The Guardian, 2009 (excerpt)
Running time: 3:26 minutes / HD / colour

Mbark Hedioui, the caretaker, stands in the interior of an abandoned synagogue in Amzrou, a Kasbah in Southern Morocco. His recitations of the names of the Jewish families who used to lived in the area act as markers to a community that no longer exists in its place of origin.

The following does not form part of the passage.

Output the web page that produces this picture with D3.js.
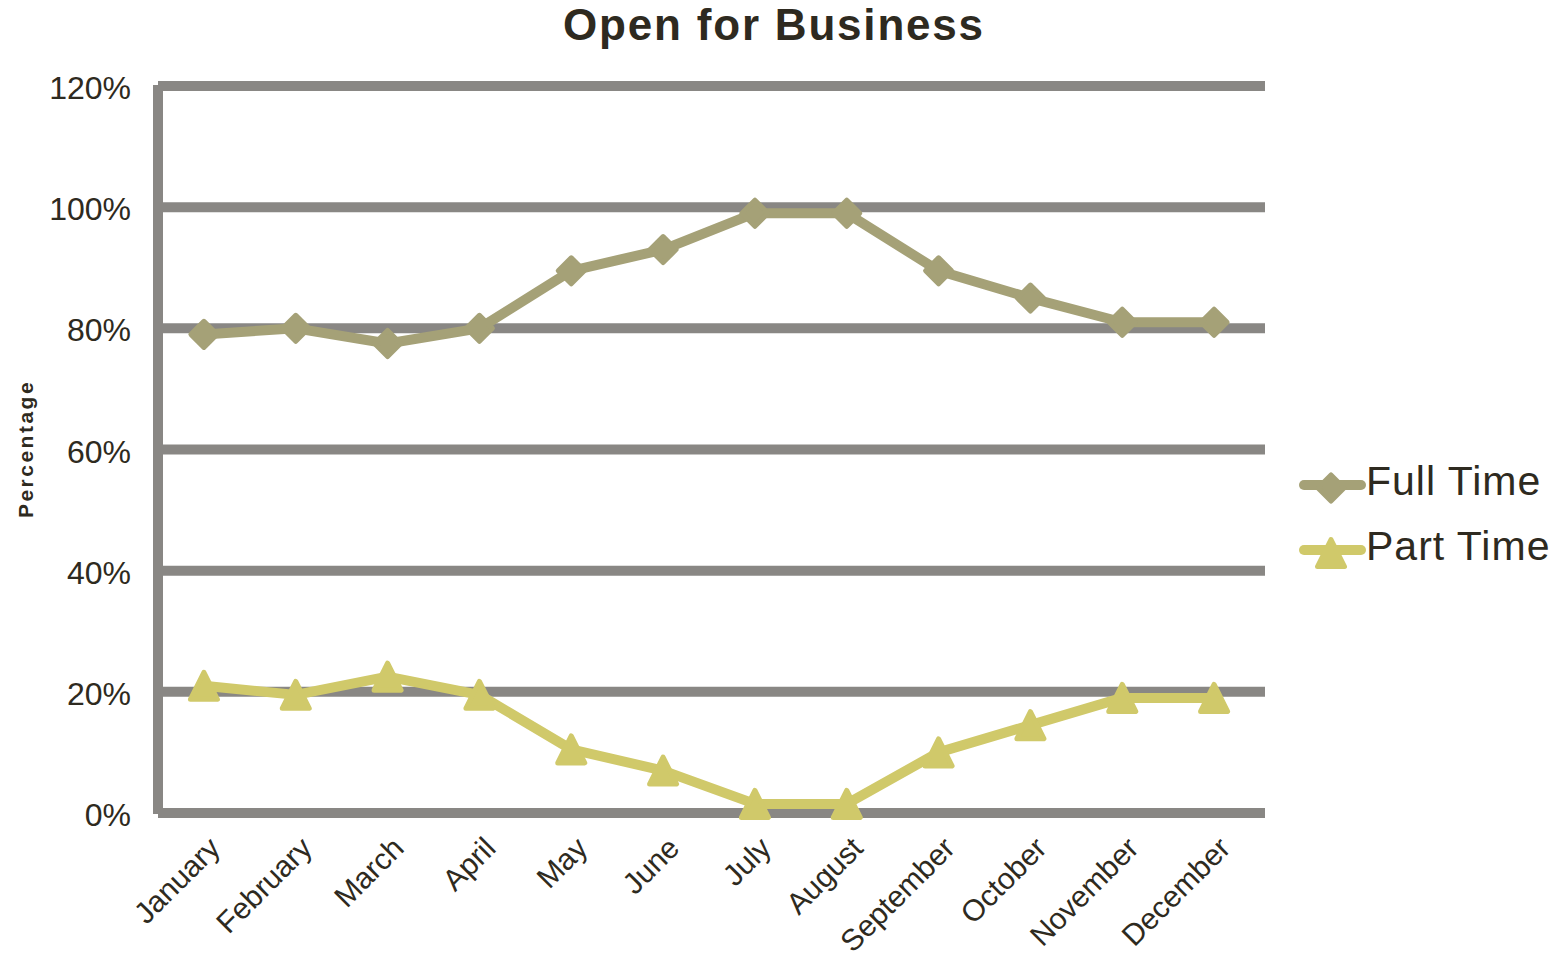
<!DOCTYPE html>
<html>
<head>
<meta charset="utf-8">
<script src="https://cdn.jsdelivr.net/npm/d3@7"></script>
<style>
  html, body { margin: 0; padding: 0; background: #ffffff; }
  svg { display: block; }
  text { font-family: "Liberation Sans", Arial, sans-serif; fill: #2e2a20; }
</style>
</head>
<body>
<script>
// Monthly share of businesses open full time vs part time
const months = ["January", "February", "March", "April", "May", "June",
                "July", "August", "September", "October", "November", "December"];
const fullTime = [79, 80, 77.5, 80, 89.5, 93, 99, 99, 89.5, 85, 81, 81];
const partTime = [21, 19.5, 22.5, 19.5, 10.5, 7, 1.5, 1.5, 10, 14.5, 19, 19];
const yTicks = [0, 20, 40, 60, 80, 100, 120];
const seriesNames = ["Full Time", "Part Time"];

const W = 1564, H = 962;
const colors = { grid: "#898784", full: "#a5a177", part: "#d0c96a", text: "#2e2a20" };

const svg = d3.select("body").append("svg").attr("width", W).attr("height", H);

const plot = { left: 158, right: 1265, top: 86, bottom: 813 };

const x = d3.scalePoint().domain(months).range([plot.left, 1260]).padding(0.5);
const y = d3.scaleLinear().domain([0, 120]).range([plot.bottom, plot.top]);

// Title
svg.append("text")
  .attr("x", 774).attr("y", 40)
  .attr("text-anchor", "middle")
  .style("font-size", "44px").style("font-weight", "bold").style("letter-spacing", "1.8px")
  .text("Open for Business");

// Horizontal gridlines
svg.append("g").selectAll("line").data(yTicks).join("line")
  .attr("x1", plot.left).attr("x2", plot.right)
  .attr("y1", d => y(d)).attr("y2", d => y(d))
  .attr("stroke", colors.grid).attr("stroke-width", 10);

// Vertical axis line
svg.append("line")
  .attr("x1", plot.left).attr("x2", plot.left)
  .attr("y1", y(120) - 1).attr("y2", y(0) + 1)
  .attr("stroke", colors.grid).attr("stroke-width", 10);

// Y tick labels
svg.append("g").selectAll("text").data(yTicks).join("text")
  .attr("x", 131).attr("y", d => y(d) + 13)
  .attr("text-anchor", "end")
  .style("font-size", "32px")
  .text(d => d + "%");

// Y axis title
svg.append("text")
  .attr("transform", "translate(25,449) rotate(-90)")
  .attr("text-anchor", "middle").attr("dominant-baseline", "central")
  .style("font-size", "21px").style("font-weight", "bold").style("letter-spacing", "2.5px")
  .text("Percentage");

// X tick labels, rotated
svg.append("g").selectAll("text").data(months).join("text")
  .attr("transform", d => `translate(${x(d) + 18},850) rotate(-45)`)
  .attr("text-anchor", "end")
  .style("font-size", "30px")
  .text(d => d);

// Marker shapes
const diamondPath = r => `M0,${-r}L${r},0L0,${r}L${-r},0Z`;
const trianglePath = (w, h) => `M0,${-h / 2}L${w / 2},${h / 2}L${-w / 2},${h / 2}Z`;

const line = d3.line().x((d, i) => x(months[i])).y(d => y(d));

function drawSeries(values, color, markerPath) {
  svg.append("path")
    .datum(values)
    .attr("d", line)
    .attr("fill", "none")
    .attr("stroke", color)
    .attr("stroke-width", 10)
    .attr("stroke-linejoin", "round");
  svg.append("g").selectAll("path").data(values).join("path")
    .attr("transform", (d, i) => `translate(${x(months[i])},${y(d)})`)
    .attr("d", markerPath)
    .attr("fill", color)
    .attr("stroke", color)
    .attr("stroke-width", 5)
    .attr("stroke-linejoin", "round");
}

drawSeries(fullTime, colors.full, diamondPath(13));
drawSeries(partTime, colors.part, trianglePath(27, 27));

// Legend
const legend = [
  { name: seriesNames[0], color: colors.full, marker: diamondPath(13), y: 485, ty: 495 },
  { name: seriesNames[1], color: colors.part, marker: trianglePath(27, 27), y: 550, ty: 560 }
];
const lg = svg.append("g").selectAll("g").data(legend).join("g");
lg.append("line")
  .attr("x1", 1304).attr("x2", 1361)
  .attr("y1", d => d.y).attr("y2", d => d.y)
  .attr("stroke", d => d.color).attr("stroke-width", 10).attr("stroke-linecap", "round");
lg.append("path")
  .attr("transform", d => `translate(1331,${d.y + 3})`)
  .attr("d", d => d.marker)
  .attr("fill", d => d.color).attr("stroke", d => d.color)
  .attr("stroke-width", 5).attr("stroke-linejoin", "round");
lg.append("text")
  .attr("x", 1366).attr("y", d => d.ty)
  .style("font-size", "41px").style("letter-spacing", "1px")
  .text(d => d.name);
</script>
</body>
</html>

Camera: Patrick Andrew Boivin, Sylvia Safdie
Editing: Patrick Andrew Boivin, Sylvia Safdie
Audio mix: Patrick Andrew Boivin

         like a figure from a Rembrandt painting
         he stands illuminated by light
         veiled by dust
         bewildered, confused, surprised

         through all of this we are closely observed
         in total confusion
         by Mbark, the guardian
         cradling, fondling, in constant motion
         to the rhythm of prayer
         his silver lock and key

         the insistent buzz of flies
         recall the verses of Hebrew prayer
         from generations past
         and I know
         I cannot capture lost time

Note: The subject of the Moroccan series concerns the Jewish Berbers of southern Morocco who lived there for 2500 years. The work is a poetic evocation of a place and marks the dispersion of a society from its home, its place of origin. It is the result of research, interviews and several trips that I made to southern Morocco, starting in 1981 that culminated in a series of videos, photographs and drawings.

This video was shown at the exhibition Amzrou/Morocco at Galerie J. Yahouda, Montréal in 2013.